Le flot de reproches continuels dont font montre les observateurs envers les récentes performances de Miley Cyrus en devient tout autant pénible que les exhibitions excessives de la juvénile artiste.
Mais si l’on peut excuser les errements d’une jouvencelle de 21 ans en mal d’affirmation de soi, il est plus difficile de pardonner à des individus plus âgés. Car comme aimait à le rappeler F. De La Rochefoucauld « Les vieillards aiment à donner de bons conseils, pour se consoler de n’être plus en âge de donner de mauvais exemples ».
Ces personnes seraient-elles de celles qui au sortir de l’adolescence se sont rebellées un instant contre l’autorité pour mieux endosser le costume de conjoint passif et de parent modèle ? De celles qui fumèrent et composent aujourd’hui le contingent le plus virulent des anti-tabac. De ceux qui se perdaient dans les folles prairies de l’insouciance au fond des amphis, parfois avec des partenaires de même sexe, et qui des années plus tard conspuent les « filles faciles » ou manifestent avec véhémence contre le mariage pour tous. De celles …
Enfin vous voyez, de celles qui ont baissé les armes, se sont rangées, se posant en héritiers de la bonne morale pour voir en partie leurs rêves se réaliser. Elles reproduisent ainsi les schémas dument analysés par le sociologue P. Bourdieu et exercent par là même un « pouvoir de violence symbolique ».
En analysant plus en profondeur les prestations de Miley, il est pourtant simple de déceler les motivations latentes de la jeune naïade :
- une princesse Disney entourée de nains
Cela ne vous rappelle rien ? Mais cette fois « Blanche-neige » ne veut pas se laisser enfermer dans le rôle de future ménagère et être réduite à l’asservissement en ne prenant pas sa vie en main
- un clip avec un boulet de démolition et un marteau qu’on chérit
Deux outils assurément appropriés pour briser les murs, comme par exemple ceux du plafond de verre qui cantonne les femmes aux positions subalternes
- une langue qu’on tire
Comme A. Einstein dans sa célèbre photographie en noir et blanc, geste qu’expliqua le vieux physicien par le fait de « refuser de se prêter au jeu de la représentation, de livrer une image de soi conforme aux règles du genre ».
Il n’y a guère de doute quant au but de l’ex égérie Disney. Ses agissements dénotent une volonté d’affranchissement de l’individu face à une domination qu’il ressent comme assujettissante, une démarche vers l’indépendance.
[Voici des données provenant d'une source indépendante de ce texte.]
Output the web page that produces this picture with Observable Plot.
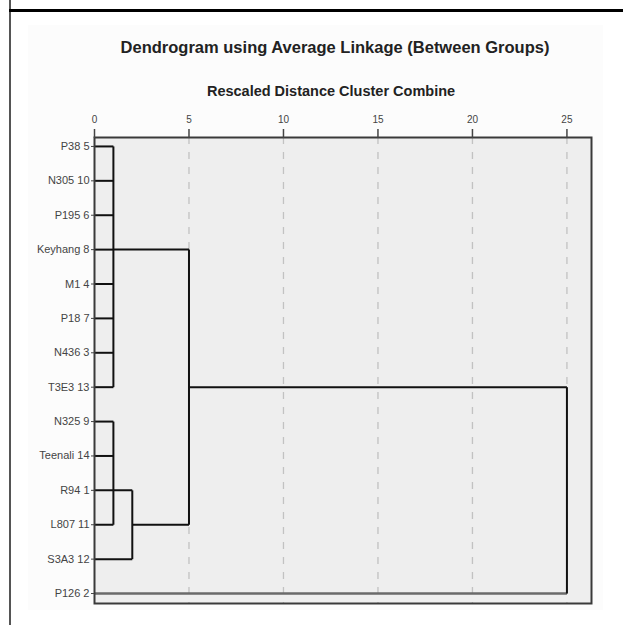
<!DOCTYPE html>
<html><head><meta charset="utf-8">
<script src="https://cdn.jsdelivr.net/npm/d3@7"></script>
<script src="https://cdn.jsdelivr.net/npm/@observablehq/plot@0.6"></script>
<style>
html,body{margin:0;padding:0;background:#fff;}
#wrap{position:relative;width:623px;height:625px;overflow:hidden;}
#panel{position:absolute;left:28px;top:25px;width:575px;height:585px;background:#fcfcfc;}
#topline{position:absolute;left:9px;top:9px;width:614px;height:3px;background:#000;}
#leftline{position:absolute;left:9px;top:0;width:2px;height:625px;background:#555;}
#chart{position:absolute;left:0;top:0;}
</style></head><body>
<div id="wrap"><div id="panel"></div><div id="leftline"></div><div id="topline"></div><div id="chart"></div></div>
<script>
const title = "Dendrogram using Average Linkage (Between Groups)";
const subtitle = "Rescaled Distance Cluster Combine";
const leafLabels = ["P38 5","N305 10","P195 6","Keyhang 8","M1 4","P18 7","N436 3","T3E3 13","N325 9","Teenali 14","R94 1","L807 11","S3A3 12","P126 2"];
// distance at which each leaf's horizontal line ends
const leafJoin = [1,1,1,1,1,1,1,1,1,1,2,1,2,25];
// vertical merge lines: distance, first row, last row
const vDist = [1,1,2,5,25];
const vFrom = [0,8,10,3,7];
const vTo   = [7,11,12,11,13];
// horizontal connectors between merges: row, start distance, end distance
const hRow  = [3,11,7];
const hFrom = [1,2,5];
const hTo   = [5,5,25];
const xTicks = [0,5,10,15,20,25];
const gridTicks = [5,10,15,20,25];

const leaves = leafLabels.map((name,i)=>({name,i,join:leafJoin[i]}));
const verts = vDist.map((d,k)=>({d,from:vFrom[k],to:vTo[k]}));
const hors = hRow.map((r,k)=>({r,from:hFrom[k],to:hTo[k]}));

const chart = Plot.plot({
  width: 623, height: 625,
  marginLeft: 94, marginRight: 32, marginTop: 137, marginBottom: 22,
  style: {fontFamily: "'Liberation Sans', Arial, sans-serif", background: "transparent", color: "#333"},
  x: {domain: [0, 26.3], label: null},
  y: {domain: [-0.26, 13.29], reverse: true, label: null},
  marks: [
    Plot.frame({fill: "#eeeeee"}),
    Plot.ruleX(gridTicks, {stroke: "#c2c2c2", strokeWidth: 1.3, strokeDasharray: "7,8"}),
    Plot.link(leaves.filter(d=>d.i<13), {x1: 0, y1: "i", x2: "join", y2: "i", stroke: "#111", strokeWidth: 2}),
    Plot.link(leaves.filter(d=>d.i===13), {x1: 0, y1: "i", x2: "join", y2: "i", stroke: "#6a6a6a", strokeWidth: 2.5}),
    Plot.link(verts, {x1: "d", x2: "d", y1: "from", y2: "to", stroke: "#111", strokeWidth: 2}),
    Plot.link(hors, {x1: "from", x2: "to", y1: "r", y2: "r", stroke: "#111", strokeWidth: 2}),
    Plot.frame({stroke: "#3a3a3a", strokeWidth: 2}),
    Plot.axisX({anchor: "top", ticks: xTicks, tickSize: 9, tickPadding: 6, fontSize: 10, color: "#444", strokeWidth: 1.5, label: null}),
    Plot.axisY({anchor: "left", ticks: d3.range(leafLabels.length), tickFormat: i => leafLabels[i], tickSize: 3, tickPadding: 2, fontSize: 11, color: "#444", label: null}),
    Plot.text([title], {text: d=>d, frameAnchor: "top", lineAnchor: "middle", dx: -8, dy: -90, fontSize: 16.5, fontWeight: "bold", fill: "#222"}),
    Plot.text([subtitle], {text: d=>d, frameAnchor: "top", lineAnchor: "middle", dx: -12, dy: -46, fontSize: 14.5, fontWeight: "bold", fill: "#222"})
  ]
});
document.getElementById("chart").appendChild(chart);
</script>
</body></html>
Le procès qui lui est fait actuellement est donc facile. Et si l’on peut l’accuser d’avoir un peu tort dans sa façon d’avoir raison, il est néanmoins bien moins dommageable que d’avoir raison dans la façon d’avoir tort. Et ceux qui l’en blâment devraient un instant penser à la définition des mauvais pères que donnait D. Diderot, « ce sont ceux qui ont oublié les fautes de leur jeunesse ».
Si un conseil pouvait leur être donné, c’est surement de méditer ce passage du « Hussard sur le toit » de J. Giono, celui où le héros reçoit une lettre de sa mère…qui ne souffre pas d’amnésie, elle.
« Mon bel enfant, as-tu trouvé des chimères ? Le marin que tu m'as envoyé m'a dit que tu étais imprudent. Cela m'a rassurée. Sois toujours très imprudent, mon petit, c'est la seule façon d'avoir un peu de plaisir à vivre dans notre époque de manufactures. […] Et maintenant, parlons de choses sérieuses. J'ai peur que tu ne fasses pas de folies. Cela n'empêche ni la gravité, ni la mélancolie, ni la solitude : ces trois gourmandises de ton caractère. Tu peux être grave et fou, qui empêche ? Tu peux être tout ce que tu veux et fou en surplus, mais il faut être fou, mon enfant. Regarde autour de toi le monde sans cesse grandissant de gens qui se prennent au sérieux.»